Almost 100 councils are known to have deposited money in Icelandic banks
Local authorities have not been "reckless" in investing more than £840m with Icelandic banks that have now failed, the government has said.
Deposits from more than 100 councils could be at risk, the BBC has learned.
Ministers have promised "case-by-case" help in England and Wales, but say in Scotland the issue will be dealt with by the Holyrood administration.
Gordon Brown said he was considering "further action", but the government is not offering to guarantee the deposits.
The prime minister told the BBC that the Icelandic authorities' handling of accounts had been "effectively illegal" and "completely unacceptable".
The government has frozen the UK assets of Icelandic bank Landsbanki, saying local authorities will benefit from this.
But Iceland's prime minister, Geir Haarde, said it was "not very pleasant" to have laws designed to deal with terrorists used against his country.
So far local authorities in England, Wales and Scotland have revealed that they have deposits worth £842.5m in total.
The figure is £946.8m when investments by police authorities and Transport for London are added.
Treasury Ministers Stephen Timms and Ian Pearson and Local Government Minister John Healy held talks with the Local Government Association, which represents councils in England and Wales.
In a joint statement afterwards they said: "Government and the LGA agreed that there is no evidence of recklessness by local authorities."
They added: "We will judge what's appropriate on a case-by-case basis but, in previous situations, support has included helping local authorities restructure their financial priorities, providing additional expertise and capitalisation of expenditure."
James Purnell, the Minister for Work and Pensions, said the government's priority was to make sure that the services provided by local authorities were not affected by the collapse.

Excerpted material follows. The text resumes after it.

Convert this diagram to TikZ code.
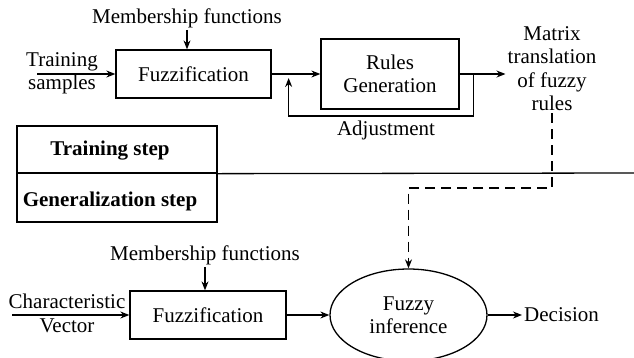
\documentclass[tikz,border=0pt]{standalone}
\usepackage{fontspec}
\setmainfont{Liberation Serif}
\usetikzlibrary{arrows.meta,positioning,calc,shapes.geometric}
\tikzset{
  every picture/.style={font=\fontsize{21}{23.5}\selectfont},
  block/.style={draw,line width=1.3pt,minimum width=155pt,minimum height=48pt,inner sep=0pt,align=center},
  stepbox/.style={draw,line width=1.3pt,minimum width=200pt,inner sep=0pt},
  steptext/.style={font=\fontsize{21}{23.5}\selectfont\bfseries,inner sep=0pt},
  txt/.style={align=center,inner sep=2pt},
  link/.style={line width=1.2pt,-{Stealth[length=9pt,width=7pt]}},
  feed/.style={link,dash pattern=on 10pt off 6pt},
}

\begin{document}
\begin{tikzpicture}[x=1pt,y=-1pt]
  \useasboundingbox (0,0) rectangle (634,357);
  % training chain
  \node[txt] (memA) at (187,18) {Membership functions};
  \node[block] (fuzzA) at (193.5,74) {Fuzzification};
  \node[txt] (train) at (62,73.5) {Training\\samples};
  \coordinate (trainIn) at (37,74);
  \node[block,minimum width=138pt,minimum height=70pt] (rules) at (390,74) {Rules\\Generation};
  \node[txt] (matrix) at (552,68.5) {Matrix\\translation\\of fuzzy\\rules};
  \node[txt] (adjust) at (386,130) {Adjustment};
  \draw[link] (trainIn) -- (fuzzA.west);
  \draw[link] (memA.south) -- (memA.south |- fuzzA.north);
  \draw[link] (fuzzA.east) -- (fuzzA.east -| rules.west);
  \draw[link] (rules.east) -- (rules.east -| matrix.west);
  \draw[link] ([xshift=14pt]rules.east) -- ++(0,42) -| ([xshift=17pt,yshift=-4pt]fuzzA.east);

  % the two steps
  \node[stepbox,minimum height=47pt] (trainstep) at (117,149.5) {};
  \node[stepbox,minimum height=49pt] (genstep) at (117,197.5) {};
  \node[steptext] (trainlbl) at (110,151) {Training step};
  \node[steptext] (genlbl) at (110,201) {Generalization step};
  \coordinate (rightEdge) at (634,173);
  \draw[line width=1.3pt] (trainstep.south east) -- (rightEdge);

  % generalization chain
  \node[txt] (memB) at (205,255) {Membership functions};
  \node[block,minimum width=156pt] (fuzzB) at (208,315) {Fuzzification};
  \node[txt] (charvec) at (67,313.5) {Characteristic\\Vector};
  \coordinate (charIn) at (12,315);
  \node[draw,ellipse,line width=1.3pt,minimum width=157pt,minimum height=92pt,inner sep=0pt,align=center] (infer) at (408.5,315) {Fuzzy\\inference};
  \node[txt,anchor=west] (decision) at (522,315) {Decision};
  \draw[link] (charIn) -- (fuzzB.west);
  \draw[link] (memB.south) -- (memB.south |- fuzzB.north);
  \draw[link] (fuzzB.east) -- (infer.west);
  \draw[link] (infer.east) -- (decision.west);

  % rules handed over to the inference
  \draw[feed] (matrix.south) -- ++(0,75) -| (infer.north);
\end{tikzpicture}
\end{document}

"We met with the Local Government Association and have been discussing this with councils, and we've agreed that we want to work together obviously to protect service levels - but this is a complicated situation.
LARGEST CONFIRMED DEPOSITS
Kent County Council, £50m
Nottingham City Council, £42m
Transport for London, £40m
Norfolk County Council, £32.5m
Dorset County Council, Hertfordshire County Council, £28m
Barnet Council, £27m
Somerset County Council, £25m
Hillingdon Council, £20m
Neath Port Talbot Council, £20m
Westminster City Council, £17m
Brent Council, £15m
"We've agreed that we will work with them over the next few days, and that is the right way of doing it, making sure we get a proper answer."
A Treasury spokesman said any assistance for Scottish councils would come from Holyrood, as local authority matters are devolved.
According to Britain-wide figures acquired by the BBC, Kent County Council has the largest deposit, worth £50m.
Nottingham City Council has invested £42m, while Transport for London has £40m deposited in one of the affected banks.
The Conservatives have warned that town halls could face a "massive financial shock" and be forced into council tax hikes or cuts in local services.
"They are not going to find it easy in the short term," shadow communities secretary Eric Pickles said.
He added: "We need to look at the number of authorities that will be facing a cash-flow problem - some have their payroll on this, for others it's in terms of long-term investment."
The Lib Dems said the money at stake was "essential" for delivering local services and urged ministers to "make clear" how such funding would be protected.
But councils say they have followed Treasury advice by investing surplus money to deliver the highest return for taxpayers.
The LGA insisted all those involved had enough money to ensure frontline services should not be affected.
But it wants the same protection for councils as has been given to personal customers of IceSave and other failed Icelandic banks.